● DATASET EXTRACT:
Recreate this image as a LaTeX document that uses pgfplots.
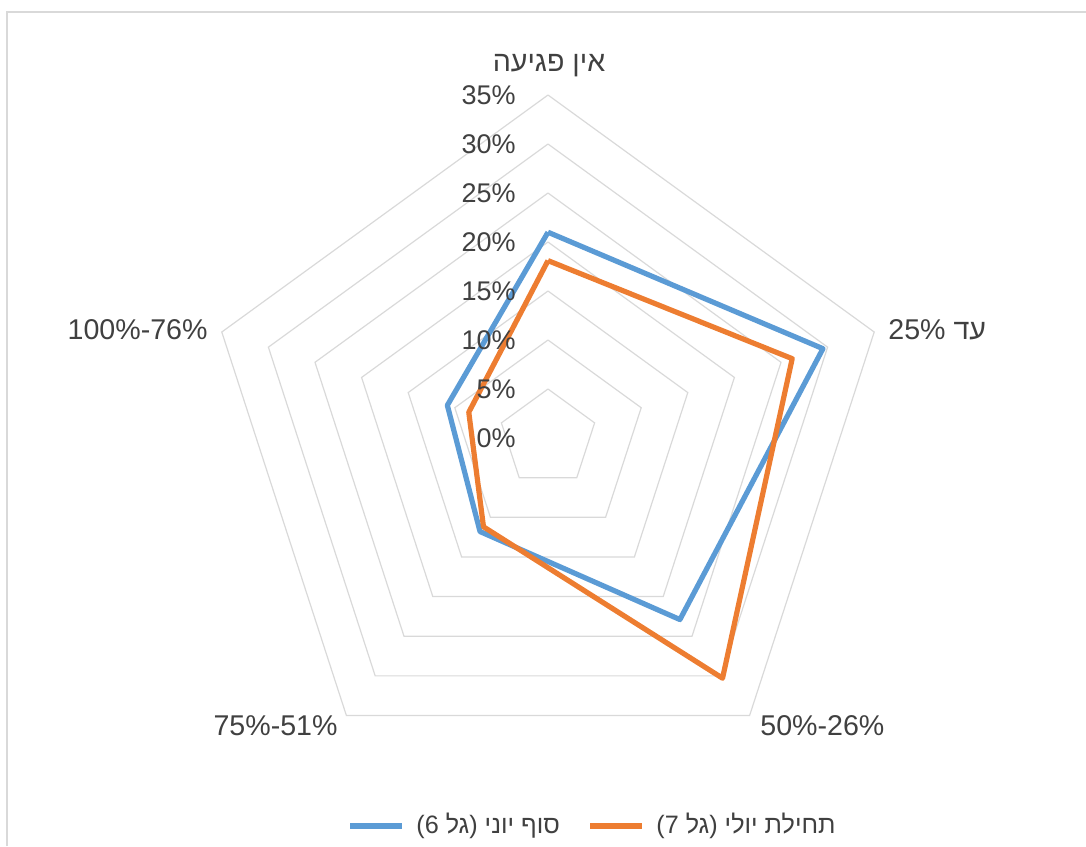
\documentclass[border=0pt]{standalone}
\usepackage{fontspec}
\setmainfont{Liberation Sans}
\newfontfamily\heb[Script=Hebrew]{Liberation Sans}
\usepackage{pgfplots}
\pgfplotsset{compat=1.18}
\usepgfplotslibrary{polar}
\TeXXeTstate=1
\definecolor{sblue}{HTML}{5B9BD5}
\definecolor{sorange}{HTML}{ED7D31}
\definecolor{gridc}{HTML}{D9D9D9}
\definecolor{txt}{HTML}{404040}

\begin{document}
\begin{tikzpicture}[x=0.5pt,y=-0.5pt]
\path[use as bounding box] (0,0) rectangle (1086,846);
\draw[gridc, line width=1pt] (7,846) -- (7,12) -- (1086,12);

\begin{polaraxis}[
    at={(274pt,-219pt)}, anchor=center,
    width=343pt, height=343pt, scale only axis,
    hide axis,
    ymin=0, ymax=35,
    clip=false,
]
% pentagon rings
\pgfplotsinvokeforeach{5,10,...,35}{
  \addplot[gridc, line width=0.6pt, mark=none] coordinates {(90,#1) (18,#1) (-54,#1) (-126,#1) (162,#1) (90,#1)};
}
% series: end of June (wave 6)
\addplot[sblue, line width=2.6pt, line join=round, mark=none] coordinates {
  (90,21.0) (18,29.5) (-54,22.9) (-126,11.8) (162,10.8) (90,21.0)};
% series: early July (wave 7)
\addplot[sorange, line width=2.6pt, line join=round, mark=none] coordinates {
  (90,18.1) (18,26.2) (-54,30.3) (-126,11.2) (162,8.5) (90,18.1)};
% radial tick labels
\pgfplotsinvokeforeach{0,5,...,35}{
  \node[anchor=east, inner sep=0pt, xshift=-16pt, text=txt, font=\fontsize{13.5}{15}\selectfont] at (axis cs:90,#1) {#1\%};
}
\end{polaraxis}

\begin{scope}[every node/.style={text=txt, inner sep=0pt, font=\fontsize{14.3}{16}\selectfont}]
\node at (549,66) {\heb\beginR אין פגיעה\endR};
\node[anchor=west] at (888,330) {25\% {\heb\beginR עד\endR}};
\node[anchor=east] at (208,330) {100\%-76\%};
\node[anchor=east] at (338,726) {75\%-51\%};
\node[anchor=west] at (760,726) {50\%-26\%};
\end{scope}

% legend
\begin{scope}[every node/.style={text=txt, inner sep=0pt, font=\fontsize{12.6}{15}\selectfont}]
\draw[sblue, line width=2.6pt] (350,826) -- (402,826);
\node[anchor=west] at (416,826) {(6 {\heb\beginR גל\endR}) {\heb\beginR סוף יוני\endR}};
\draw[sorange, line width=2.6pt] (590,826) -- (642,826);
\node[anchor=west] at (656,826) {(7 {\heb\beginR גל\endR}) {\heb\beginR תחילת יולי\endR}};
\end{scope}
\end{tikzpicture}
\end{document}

● WHAT IS BEING ASKED: The listing above must be printed again exactly, minus its pictures.

● EXPECTED ANSWER:
Recreate this image as a LaTeX document that uses pgfplots.
\documentclass[border=0pt]{standalone}
\usepackage{fontspec}
\setmainfont{Liberation Sans}
\newfontfamily\heb[Script=Hebrew]{Liberation Sans}
\usepackage{pgfplots}
\pgfplotsset{compat=1.18}
\usepgfplotslibrary{polar}
\TeXXeTstate=1
\definecolor{sblue}{HTML}{5B9BD5}
\definecolor{sorange}{HTML}{ED7D31}
\definecolor{gridc}{HTML}{D9D9D9}
\definecolor{txt}{HTML}{404040}

\begin{document}
\begin{tikzpicture}[x=0.5pt,y=-0.5pt]
\path[use as bounding box] (0,0) rectangle (1086,846);
\draw[gridc, line width=1pt] (7,846) -- (7,12) -- (1086,12);

\begin{polaraxis}[
    at={(274pt,-219pt)}, anchor=center,
    width=343pt, height=343pt, scale only axis,
    hide axis,
    ymin=0, ymax=35,
    clip=false,
]
% pentagon rings
\pgfplotsinvokeforeach{5,10,...,35}{
  \addplot[gridc, line width=0.6pt, mark=none] coordinates {(90,#1) (18,#1) (-54,#1) (-126,#1) (162,#1) (90,#1)};
}
% series: end of June (wave 6)
\addplot[sblue, line width=2.6pt, line join=round, mark=none] coordinates {
  (90,21.0) (18,29.5) (-54,22.9) (-126,11.8) (162,10.8) (90,21.0)};
% series: early July (wave 7)
\addplot[sorange, line width=2.6pt, line join=round, mark=none] coordinates {
  (90,18.1) (18,26.2) (-54,30.3) (-126,11.2) (162,8.5) (90,18.1)};
% radial tick labels
\pgfplotsinvokeforeach{0,5,...,35}{
  \node[anchor=east, inner sep=0pt, xshift=-16pt, text=txt, font=\fontsize{13.5}{15}\selectfont] at (axis cs:90,#1) {#1\%};
}
\end{polaraxis}

\begin{scope}[every node/.style={text=txt, inner sep=0pt, font=\fontsize{14.3}{16}\selectfont}]
\node at (549,66) {\heb\beginR אין פגיעה\endR};
\node[anchor=west] at (888,330) {25\% {\heb\beginR עד\endR}};
\node[anchor=east] at (208,330) {100\%-76\%};
\node[anchor=east] at (338,726) {75\%-51\%};
\node[anchor=west] at (760,726) {50\%-26\%};
\end{scope}

% legend
\begin{scope}[every node/.style={text=txt, inner sep=0pt, font=\fontsize{12.6}{15}\selectfont}]
\draw[sblue, line width=2.6pt] (350,826) -- (402,826);
\node[anchor=west] at (416,826) {(6 {\heb\beginR גל\endR}) {\heb\beginR סוף יוני\endR}};
\draw[sorange, line width=2.6pt] (590,826) -- (642,826);
\node[anchor=west] at (656,826) {(7 {\heb\beginR גל\endR}) {\heb\beginR תחילת יולי\endR}};
\end{scope}
\end{tikzpicture}
\end{document}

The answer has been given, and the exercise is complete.